Sign-nonsingular matrices and matrices with unbalanced determinant in symmetrised semirings

The operations ⊕ and ⊗ are defined by a ⊕ b = max{a, b}, a ⊗ b = a + b over the set of reals extended by -∞. The columns a⁽¹⁾, . . . , a⁽ⁿ⁾ of an n × n matrix A are said to be linearly dependent in max-algebra if ∑^⊕_j∈Uλj⊗a ^(j)=∑^⊕_j∈vλj⊗a ^(j) holds for some λ₁, . . . , λ_n ∈ R; U, V ≠ ∅ U ∩ V = ∅ U ∪ V = {1, . . ., n}. We prove that there is a close relationship between sign-nonsingular (SNS) (0, 1, -1) matrices and matrices with unbalanced determinant in symmetrised semirings.
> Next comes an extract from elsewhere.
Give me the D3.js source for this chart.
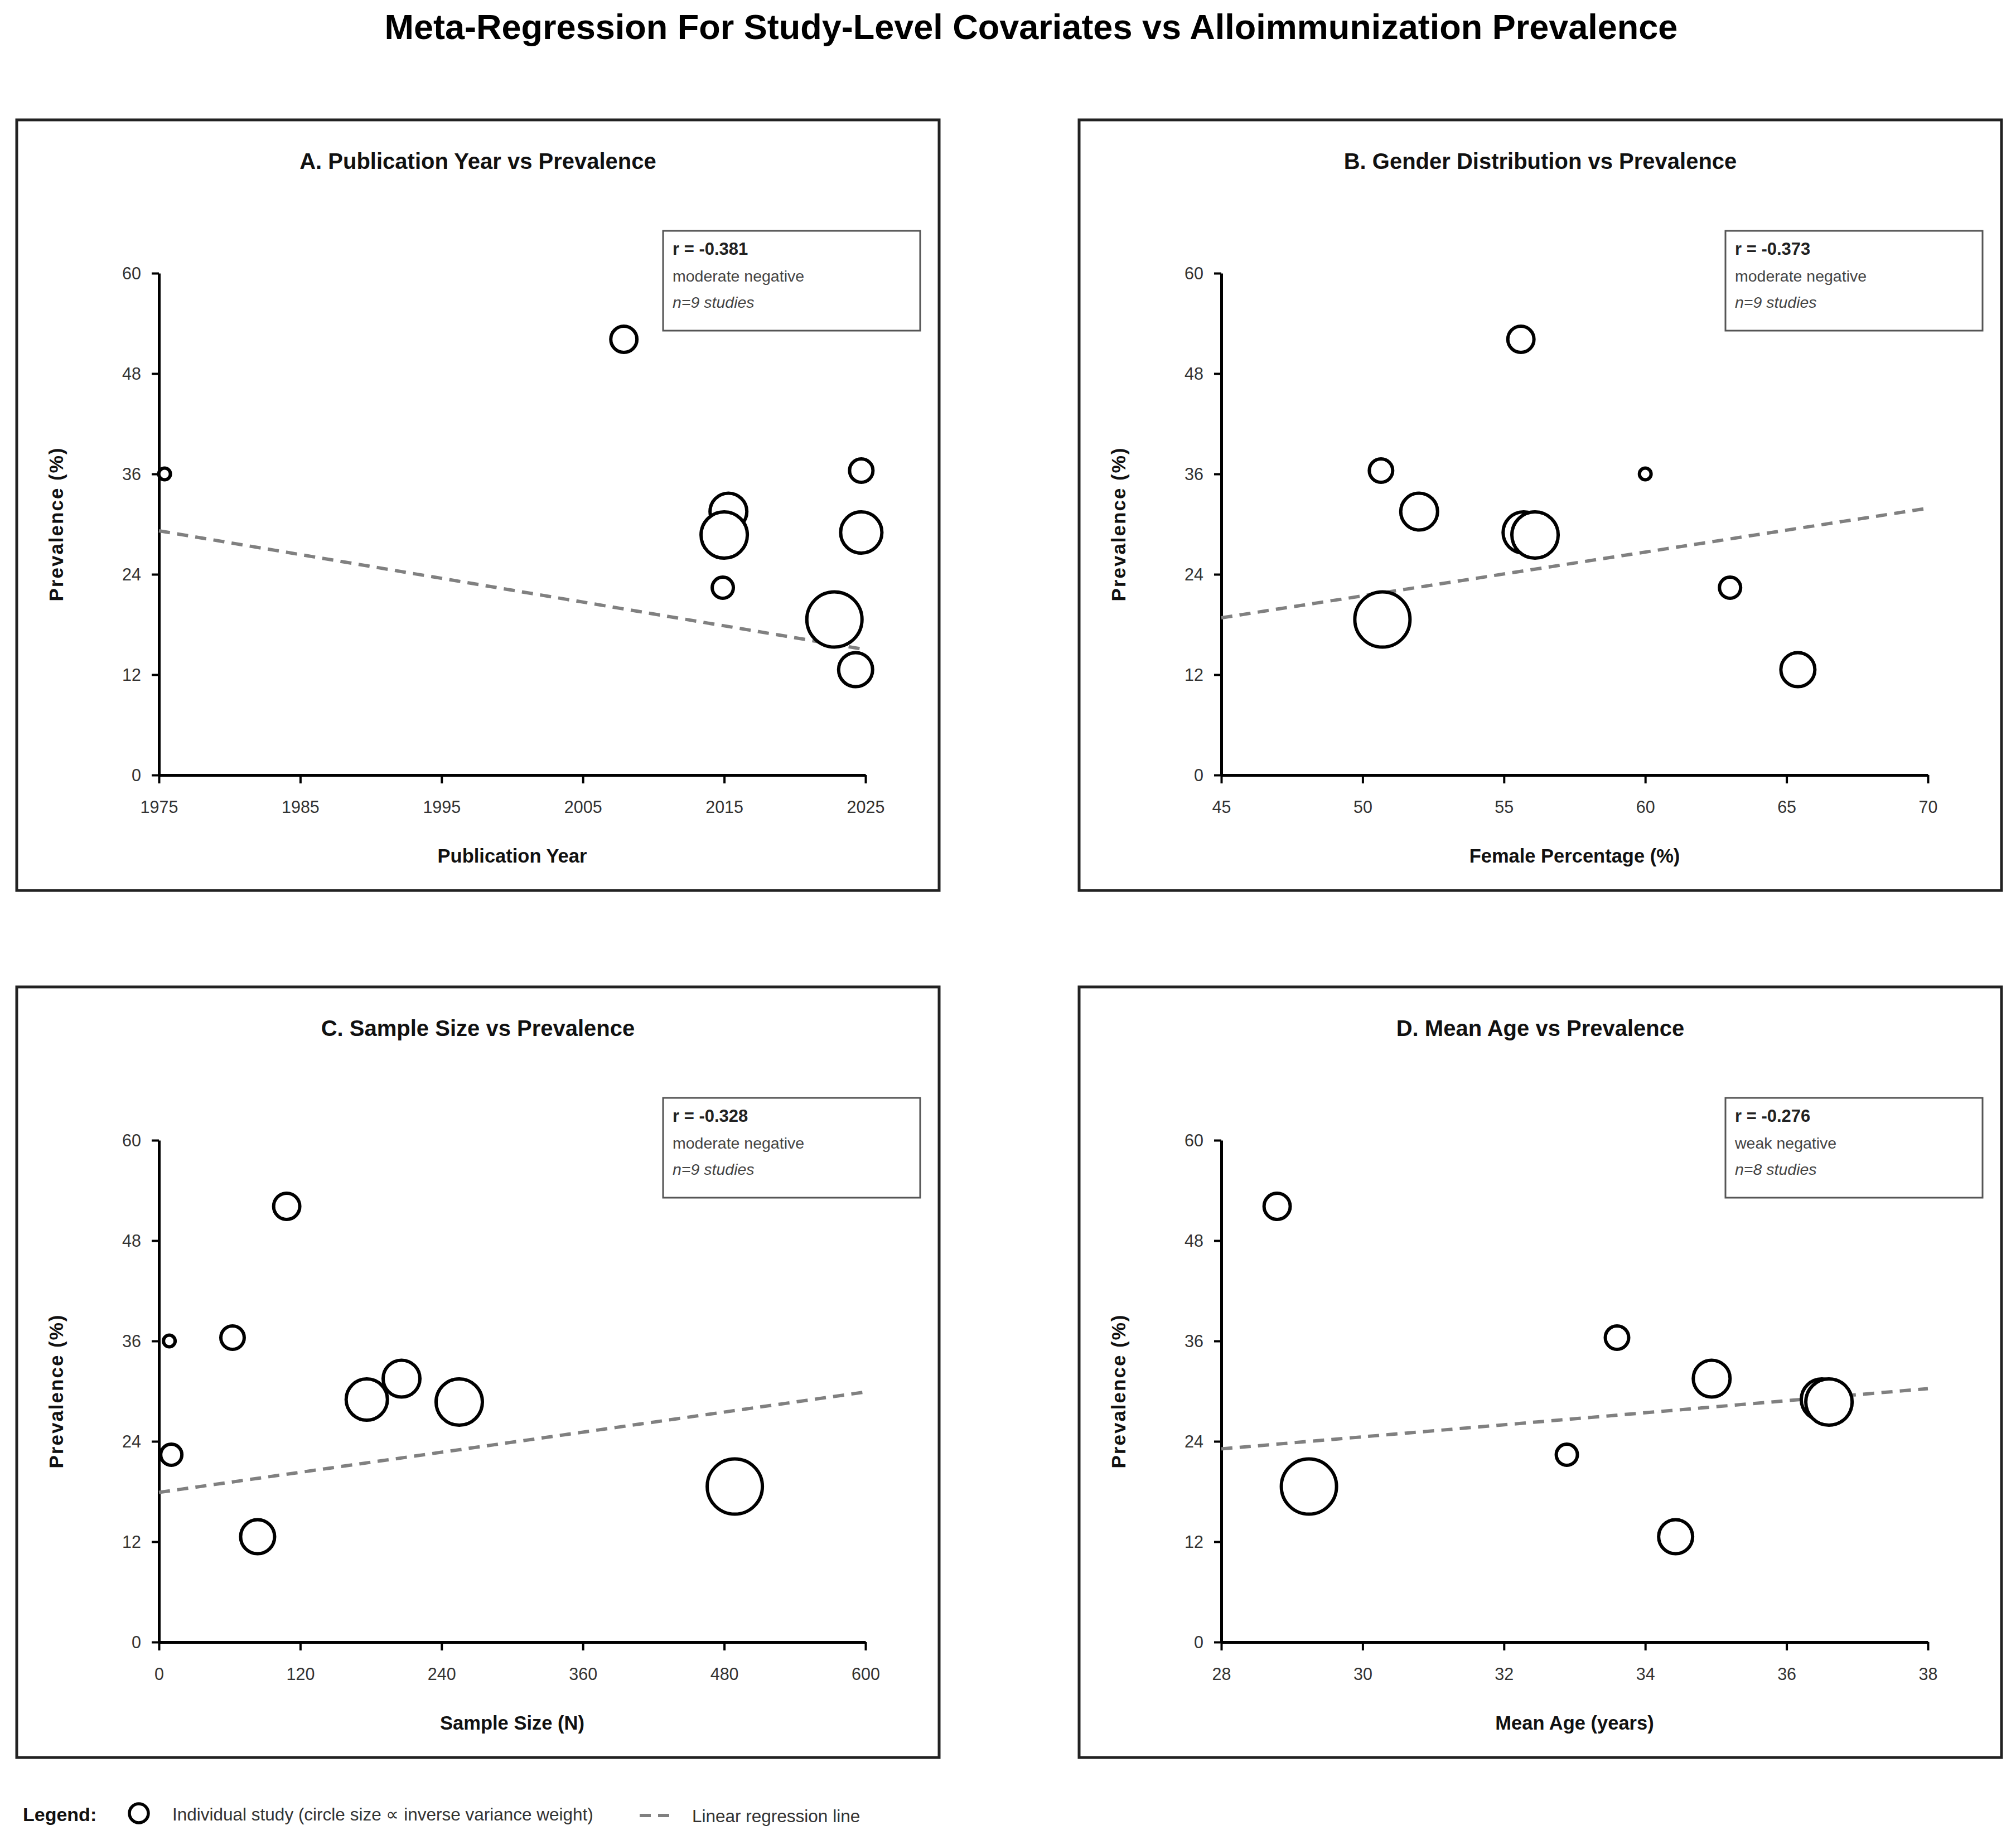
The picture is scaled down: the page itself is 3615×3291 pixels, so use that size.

Given a matrix A we then show how to construct a (0, 1, -1) matrix à such that A has columns linearly dependent in max-algebra if and only if à is not SNS. Also, it follows that if the system A ⊗ x = B ⊗ x has a nontrivial solution then C̃ is not SNS, where C = AΘB (here Θ stands for the subtraction in the symmetrised semiring). As another corollary we have a new, independent proof that the problems of checking whether a matrix is SNS and that of deciding whether a digraph contains a cycle of even length, are polynomially equivalent.